In Where Men Win Glory, Krakauer weaves Tillman’s story into the larger American war on terror, with predictable but no less disturbing conclusions. Krakauer reveals how political and military leaders let Tillman’s family – and the rest of the nation – believe his death came at the hands of the Taliban, not his own platoon. Tillman died just as the first reports on the Abu Ghraib prison scandal were breaking and as bloody fighting raged in Fallujah, where the burned corpses of four American contractors were dragged through the streets. Tillman’s death, Krakauer asserts, offered a handy diversion.
His argument is convincing in many respects. A year after Tillman’s death, Representative Henry Waxman (D-Calif.) presided over a congressional hearing on the subsequent bungled military inquiries. He closed the hearing by saying, “What we have is a very clear, deliberate abuse intentionally done. Why is it so hard to find out who did it?”
Top military brass rushed through a Silver Star commendation for Tillman immediately after he died, part of a public-relations offensive aimed at making the former NFL player a poster child for the American military campaigns. It was an effort Tillman himself would have abhorred: He told a fellow soldier on an earlier occasion that he feared dying in action and being paraded through the streets as a justification for war.
Krakauer reports that a US military leader in Afghanistan ordered Tillman’s uniform burned before it could be examined for forensic evidence, much to the chagrin of the coroner who conducted Tillman’s autopsy at Dover Air Force Base. Relentless prodding from Tillman’s mother led to multiple investigations of her son’s death. Those inquiries, as well as extensive interviews by the author, allow Krakauer to piece together what happened in Khost Province. If anything, the author delays his account of the friendly fire episode for too long, waiting until the end of the book to explain those events in detail. (To cite but one of many examples, a digression on the 2000 presidential election and subsequent court battle over Florida votes does little to further Tillman’s tale.)
When Krakauer delves into the mission that led to Tillman’s death and the aftermath, it makes for gripping, heartbreaking reading. In between an opening sequence set in the moments before Tillman was shot and the denouement hundreds of pages later, Krakauer alternates between explorations of Tillman’s childhood and football career and the foreign policy entanglements of the United States in Afghanistan and Iraq.
It’s a hit-and-miss approach. Krakauer is helped by his own extensive legwork, including interviews with Tillman’s wife, fellow soldiers, college friends, and some of his coaches and former teammates.

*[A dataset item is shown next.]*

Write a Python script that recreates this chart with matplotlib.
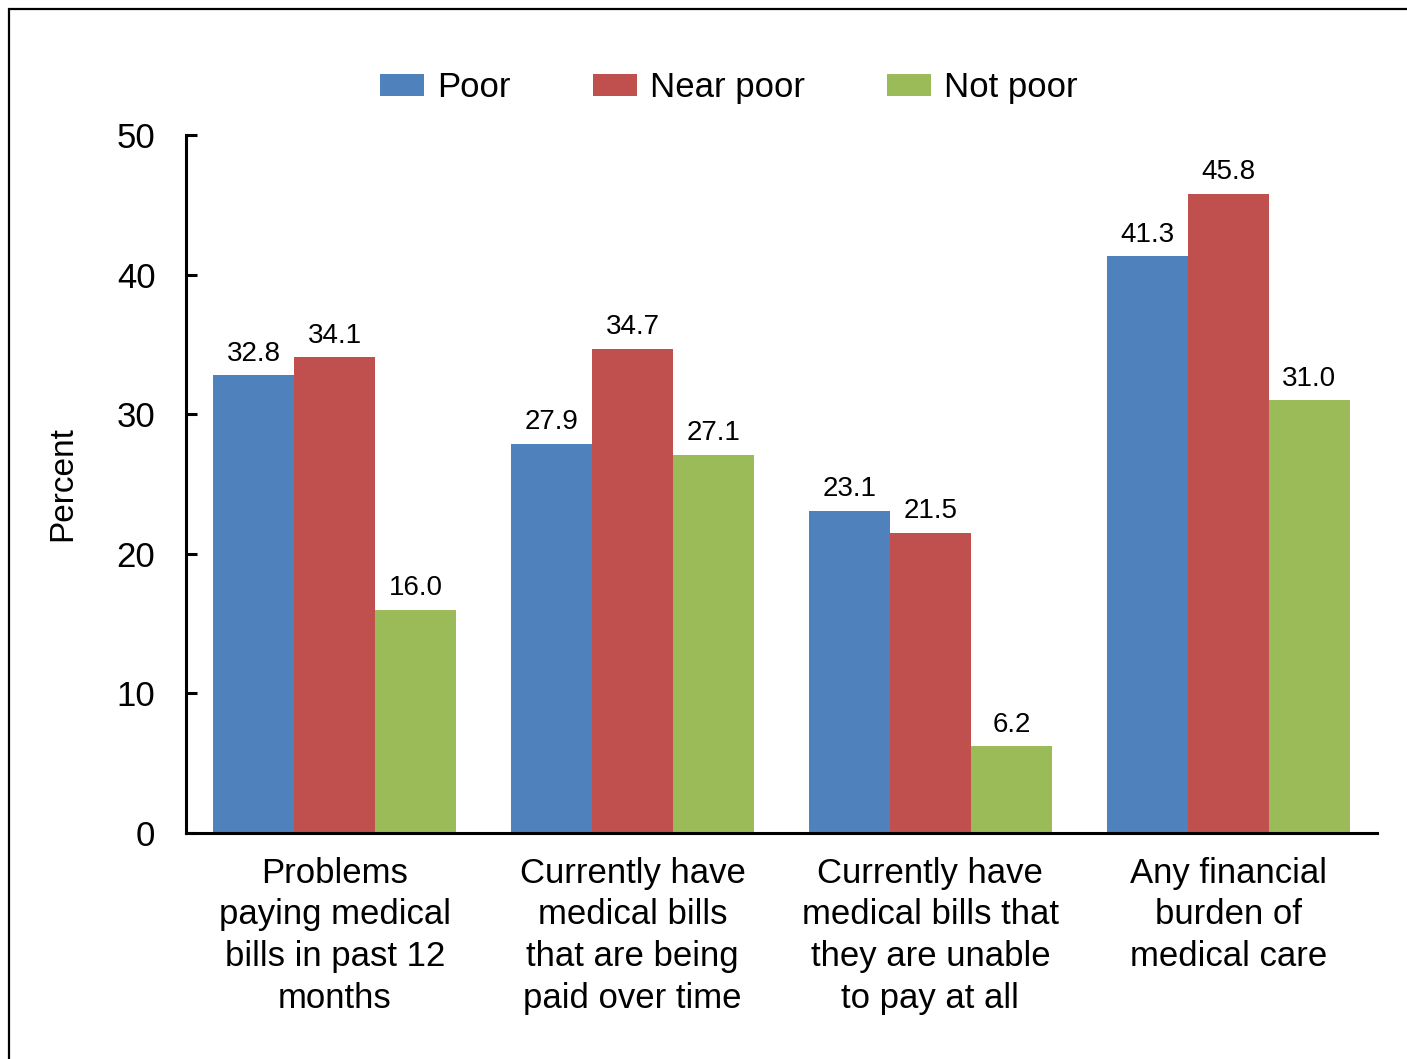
import matplotlib
matplotlib.use("Agg")
import matplotlib.pyplot as plt
import numpy as np
from matplotlib.patches import Rectangle

plt.rcParams['font.family'] = ['Liberation Sans', 'DejaVu Sans']

categories = [
    "Problems\npaying medical\nbills in past 12\nmonths",
    "Currently have\nmedical bills\nthat are being\npaid over time",
    "Currently have\nmedical bills that\nthey are unable\nto pay at all",
    "Any financial\nburden of\nmedical care",
]
series_names = ["Poor", "Near poor", "Not poor"]
poor = [32.8, 27.9, 23.1, 41.3]
near_poor = [34.1, 34.7, 21.5, 45.8]
not_poor = [16.0, 27.1, 6.2, 31.0]
colors = ["#4F81BD", "#C0504D", "#9BBB59"]
yticks = [0, 10, 20, 30, 40, 50]

fig = plt.figure(figsize=(14.07, 10.59), dpi=100)
ax = fig.add_axes([0.1322, 0.2134, 0.8465, 0.6591])

x = np.arange(len(categories))
w = 0.272
for i, (vals, name, col) in enumerate(zip([poor, near_poor, not_poor], series_names, colors)):
    pos = x + (i - 1) * w
    ax.bar(pos, vals, width=w, color=col, label=name, zorder=2)
    for px, v in zip(pos, vals):
        ax.text(px, v + 0.6, f"{v:.1f}", ha="center", va="bottom", fontsize=20)

ax.set_xlim(-0.5, 3.5)
ax.set_ylim(0, 50)
ax.set_yticks(yticks)
ax.set_yticklabels([str(t) for t in yticks], fontsize=25)
ax.set_xticks(x)
ax.set_xticklabels(categories, fontsize=25, linespacing=1.34)
ax.tick_params(axis='x', length=0, pad=17)
ax.tick_params(axis='y', direction='in', length=8, width=2.2, pad=22)
for s in ['top', 'right']:
    ax.spines[s].set_visible(False)
for s in ['left', 'bottom']:
    ax.spines[s].set_linewidth(2.2)
ax.set_ylabel("Percent", fontsize=24, labelpad=28)

fig.legend(loc="center", bbox_to_anchor=(0.518, 0.917), ncol=3, frameon=False,
           fontsize=25, handlelength=1.27, handleheight=0.62, handletextpad=0.38,
           columnspacing=2.35)

# outer frame
fig.patches.append(Rectangle((9 / 1407, -0.05), 1.1, 1 - 9 / 1059 + 0.05,
                             transform=fig.transFigure, fill=False,
                             edgecolor="black", linewidth=1.6))

fig.savefig("out.png", dpi=100)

Krakauer also gained access to Tillman’s journals, a mixed blessing that provides crucial insight but sometimes leads to excessive detail and rumination. Accounts of the spin-doctoring attached to the rescue of Jessica Lynch in Iraq and political machinations in Afghanistan and Pakistan also could benefit from judicious editing. Tillman is an interesting character, a man who defies easy jock stereotypes. He’s bound by a relentless personal code of honor. Money doesn’t motivate him, and taking the easy way out is never a consideration.

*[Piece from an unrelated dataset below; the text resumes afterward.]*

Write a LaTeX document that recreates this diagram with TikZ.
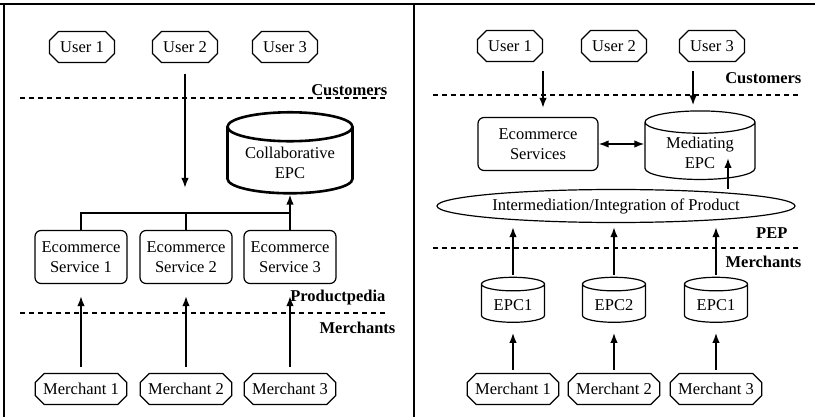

Soon after Tillman finished his stint in Iraq, several NFL teams put out feelers through Tillman’s agent to help him secure an early discharge from the military and return to football. Tillman declined the offer. He deplored much about the culture of the military, as well as the political calculations behind the war in Iraq, yet insisted on fulfilling his enlistment.
Krakauer demonstrates determination of his own. Two trips to Afghanistan allowed the author to get a sense of the land and the battle on the ground, lending the descriptions of the people and the harrowing topography invaluable authenticity. At the same time, Krakauer seems to have faltered on a few key points in telling the history of the mujahideen, as Dexter Filkins, the ace New York Times war correspondent, recently pointed out in a review of the book.
On another occasion, in detailing Tillman’s college football career, Krakauer has him playing in the Rose Bowl in Anaheim. The Rose Bowl, as any college football fan knows, is in Pasadena.
Still, these are minor quibbles in a book that goes a long way toward explaining the fog of war in the trenches and beyond. It is a fitting tribute to Tillman, a voracious reader who questioned everything. The shame is that Tillman and Krakauer never met; if Tillman had lived, it would have been fascinating to hear him relate his experiences and opinions in collaboration with a writer like Krakauer or on his own.
Erik Spanberg is a freelance writer in Charlotte, N.C.